I don’t believe that is merely so much wishful thinking, or that it is foolish and positively harmful to look for this one who will set things right. I think looking for something better is wired into us at the very core of our being. Then as now, for those of us who will listen to that voice of conscience within us, it is plain as the nose on your face that the way things are is not the way things ought to be. And that leads us inevitably to look for something better—or perhaps in this case someone better. Someone who will instead oversee all who live and all of creation (no exceptions!) in a way that brings joy and peace and life to us all.[6]
[1] © 2010 Alan Brehm. A sermon preached by Rev. Dr. Alan Brehm on 11/21/10 at First Presbyterian Church, Dickinson, TX and at A Community of the Servant-Savior Presbyterian Church, Houston, TX.
[2] Cf. Timothy Noah, “The United States of Inequality,” published Sept. 3, 2010 at http://www.slate.com/id/2266025/entry/2266026.
[3] Cf. Jane Mayer, “Covert Operations,” The New Yorker Aug. 30, 2010; accessed at http://www.newyorker.com/reporting/2010/08/30/100830fa_fact_mayer.

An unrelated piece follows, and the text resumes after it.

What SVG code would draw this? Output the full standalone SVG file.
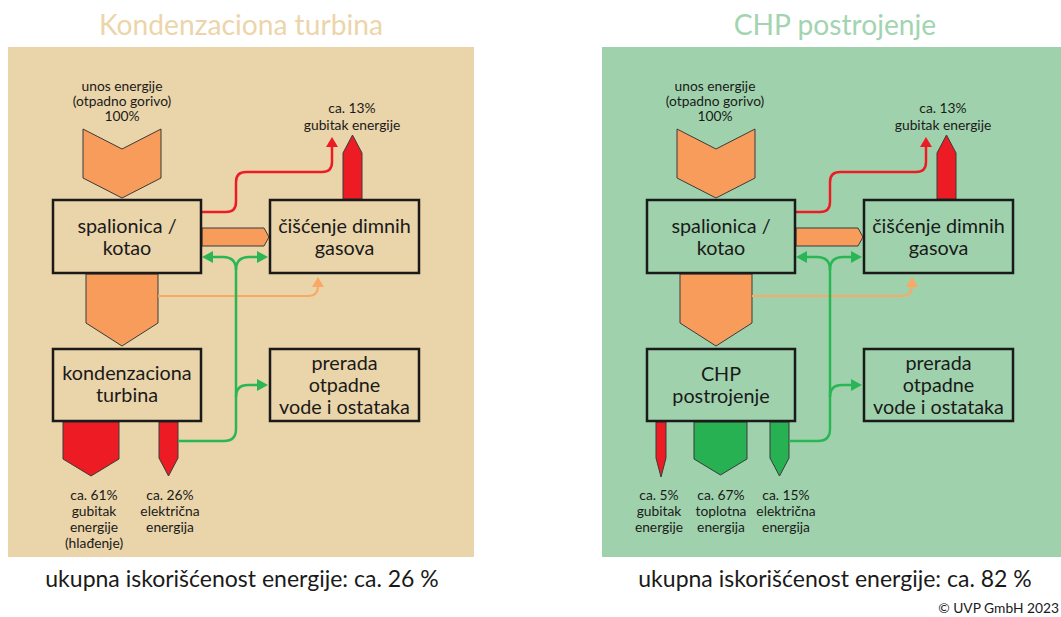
<svg xmlns="http://www.w3.org/2000/svg" width="1061" height="617" viewBox="0 0 1061 617">
  <defs>
    <style>
      text { font-family: Lato, "Open Sans", "Noto Sans", sans-serif; fill: #1a1a1a; text-anchor: middle; }
      .title { font-size: 28.2px; }
      .title-cond { fill: #ecd5aa; }
      .title-chp { fill: #a2d4b0; }
      .box { stroke: #1a1a1a; stroke-width: 2.5; }
      .box-text { font-size: 19.8px; }
      .small { font-size: 13.8px; }
      .total { font-size: 23px; }
      .copy { font-size: 13.8px; text-anchor: end; }
      .flow { stroke: #3a3a3a; stroke-width: 1; stroke-linejoin: miter; }
      .orange { fill: #f79c5b; }
      .red { fill: #ed1c24; }
      .green { fill: #27b153; }
      .line { fill: none; stroke-width: 2.5; }
      .line-red { stroke: #ed1c24; }
      .line-green { stroke: #2bb656; }
      .line-orange { stroke: #f9a865; stroke-width: 2; }
      .head-red { fill: #ed1c24; }
      .head-green { fill: #2bb656; }
      .head-orange { fill: #f9a865; }
    </style>
  </defs>

  <!-- ===== Condensing turbine plant ===== -->
  <g id="panel-condensing">
    <rect x="8" y="47" width="466" height="510" fill="#ead4a9"/>
    <text class="title title-cond" x="241" y="35">Kondenzaciona turbina</text>

    <g id="cond-connectors">
      <!-- energy input -->
      <polygon class="flow orange" points="83,129 122,149 161,129 161,178 122,198 83,178"/>
      <!-- boiler to flue gas cleaning -->
      <polygon class="flow orange" points="202,228 264,228 269,237 264,246 202,246"/>
      <!-- boiler to turbine -->
      <polygon class="flow orange" points="86,274 158,274 158,323 122,346 86,323"/>
      <!-- flue gas loss -->
      <polygon class="flow red" points="343,199 343,153 352.5,135 362,153 362,199"/>
      <!-- turbine outputs -->
      <polygon class="flow red" points="63,422 119,422 119,459 91,476 63,459"/>
      <polygon class="flow red" points="159,422 178,422 178,458 168.5,476 159,458"/>

      <!-- heat loss line -->
      <path class="line line-red" d="M202,212 H226 Q236,212 236,202 V182 Q236,172 246,172 H322 Q332,172 332,162 V146"/>
      <polygon class="head-red" points="326,147 332,137 338,147"/>

      <!-- residual heat line -->
      <path class="line line-orange" d="M158,296 H308 Q318,296 318,286"/>
      <polygon class="head-orange" points="312,287 318,277 324,287"/>

      <!-- electricity distribution -->
      <path class="line line-green" d="M178,441 H224 Q236,441 236,429 V270 Q236,257 223,257 H211"/>
      <path class="line line-green" d="M236,270 Q236,257 249,257 H259"/>
      <path class="line line-green" d="M236,397 Q236,385 248,385 H259"/>
      <polygon class="head-green" points="213,251 202,257 213,263"/>
      <polygon class="head-green" points="257,251 268,257 257,263"/>
      <polygon class="head-green" points="257,379 268,385 257,391"/>
    </g>

    <g id="cond-incinerator">
      <rect class="box" x="53" y="200" width="148" height="73" fill="#ead4a9"/>
      <text class="box-text" x="127" y="233">spalionica /</text>
      <text class="box-text" x="127" y="255">kotao</text>
    </g>
    <g id="cond-fluegas">
      <rect class="box" x="270" y="200" width="149" height="73" fill="#ead4a9"/>
      <text class="box-text" x="344.5" y="233">čišćenje dimnih</text>
      <text class="box-text" x="344.5" y="255">gasova</text>
    </g>
    <g id="cond-turbine">
      <rect class="box" x="53" y="349" width="148" height="72" fill="#ead4a9"/>
      <text class="box-text" x="127" y="380">kondenzaciona</text>
      <text class="box-text" x="127" y="402">turbina</text>
    </g>
    <g id="cond-wastewater">
      <rect class="box" x="270" y="349" width="149" height="72" fill="#ead4a9"/>
      <text class="box-text" x="344.5" y="369.5">prerada</text>
      <text class="box-text" x="344.5" y="391.5">otpadne</text>
      <text class="box-text" x="344.5" y="413.5">vode i ostataka</text>
    </g>

    <g id="cond-labels">
      <text class="small" x="122" y="90.5">unos energije</text>
      <text class="small" x="122" y="105.5">(otpadno gorivo)</text>
      <text class="small" x="122" y="120.5">100%</text>
      <text class="small" x="352" y="113">ca. 13%</text>
      <text class="small" x="352" y="129.5">gubitak energije</text>
      <text class="small" x="94" y="500">ca. 61%</text>
      <text class="small" x="94" y="516">gubitak</text>
      <text class="small" x="94" y="532">energije</text>
      <text class="small" x="94" y="548">(hlađenje)</text>
      <text class="small" x="170" y="500">ca. 26%</text>
      <text class="small" x="170" y="516">električna</text>
      <text class="small" x="170" y="532">energija</text>
    </g>
    <text class="total" x="242" y="587">ukupna iskorišćenost energije: ca. 26 %</text>
  </g>

  <!-- ===== CHP plant ===== -->
  <g id="panel-chp">
    <rect x="602" y="47" width="459" height="510" fill="#9fd2ac"/>
    <text class="title title-chp" x="835" y="35">CHP postrojenje</text>

    <g transform="translate(594,0)">
      <g id="chp-connectors">
        <polygon class="flow orange" points="83,129 122,149 161,129 161,178 122,198 83,178"/>
        <polygon class="flow orange" points="202,228 264,228 269,237 264,246 202,246"/>
        <polygon class="flow orange" points="86,274 158,274 158,323 122,346 86,323"/>
        <polygon class="flow red" points="343,199 343,153 352.5,135 362,153 362,199"/>
        <!-- CHP outputs -->
        <polygon class="flow red" points="62,422 72,422 72,458 67,477 62,458"/>
        <polygon class="flow green" points="100,422 153,422 153,459 126.5,475 100,459"/>
        <polygon class="flow green" points="176,422 195,422 195,458 185.5,476 176,458"/>

        <path class="line line-red" d="M202,212 H226 Q236,212 236,202 V182 Q236,172 246,172 H322 Q332,172 332,162 V146"/>
        <polygon class="head-red" points="326,147 332,137 338,147"/>

        <path class="line line-orange" d="M158,296 H308 Q318,296 318,286"/>
        <polygon class="head-orange" points="312,287 318,277 324,287"/>

        <path class="line line-green" d="M195,441 H224 Q236,441 236,429 V270 Q236,257 223,257 H211"/>
        <path class="line line-green" d="M236,270 Q236,257 249,257 H259"/>
        <path class="line line-green" d="M236,397 Q236,385 248,385 H259"/>
        <polygon class="head-green" points="213,251 202,257 213,263"/>
        <polygon class="head-green" points="257,251 268,257 257,263"/>
        <polygon class="head-green" points="257,379 268,385 257,391"/>
      </g>

      <g id="chp-incinerator">
        <rect class="box" x="53" y="200" width="148" height="73" fill="#9fd2ac"/>
        <text class="box-text" x="127" y="233">spalionica /</text>
        <text class="box-text" x="127" y="255">kotao</text>
      </g>
      <g id="chp-fluegas">
        <rect class="box" x="270" y="200" width="149" height="73" fill="#9fd2ac"/>
        <text class="box-text" x="344.5" y="233">čišćenje dimnih</text>
        <text class="box-text" x="344.5" y="255">gasova</text>
      </g>
      <g id="chp-unit">
        <rect class="box" x="53" y="349" width="148" height="72" fill="#9fd2ac"/>
        <text class="box-text" x="127" y="381">CHP</text>
        <text class="box-text" x="127" y="403">postrojenje</text>
      </g>
      <g id="chp-wastewater">
        <rect class="box" x="270" y="349" width="149" height="72" fill="#9fd2ac"/>
        <text class="box-text" x="344.5" y="369.5">prerada</text>
        <text class="box-text" x="344.5" y="391.5">otpadne</text>
        <text class="box-text" x="344.5" y="413.5">vode i ostataka</text>
      </g>

      <g id="chp-labels">
        <text class="small" x="121" y="90.5">unos energije</text>
        <text class="small" x="121" y="105.5">(otpadno gorivo)</text>
        <text class="small" x="121" y="120.5">100%</text>
        <text class="small" x="349" y="113">ca. 13%</text>
        <text class="small" x="349" y="129.5">gubitak energije</text>
        <text class="small" x="65" y="500">ca. 5%</text>
        <text class="small" x="65" y="516">gubitak</text>
        <text class="small" x="65" y="532">energije</text>
        <text class="small" x="127" y="500">ca. 67%</text>
        <text class="small" x="127" y="516">toplotna</text>
        <text class="small" x="127" y="532">energija</text>
        <text class="small" x="192" y="500">ca. 15%</text>
        <text class="small" x="192" y="516">električna</text>
        <text class="small" x="192" y="532">energija</text>
      </g>
    </g>
    <text class="total" x="835" y="587">ukupna iskorišćenost energije: ca. 82 %</text>
    <text class="copy" x="1059" y="613">© UVP GmbH 2023</text>
  </g>
</svg>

[4] Cf, Patrick D. Miller, “The Book of Jeremiah,” New Interpreters Bible VI:745, where he points out that the benchmark for justice was “the weakest members of the community, the powerless and the marginalized, the economically depressed and the vulnerable.” He adds, by contrast (p. 746), “We tend to turn the matter on its head and assume that the good society is one that allows those with economic means to hold on to them and not worry too much about those who have nothing.”
[5] Cf. Pheme Perkins, “The Magic Kingdom,” The Christian Century Nov. 22, 1989:1083, who says, “The rule of justice and peace will not be created by the political configurations of the present age. They have already been condemned by God for destroying what should be protected.”
[6] Our Confession of 1967 puts it this way: “It is the will of God that his purpose for human life shall be fulfilled under the rule of Christ and all evil be banished from his creation.”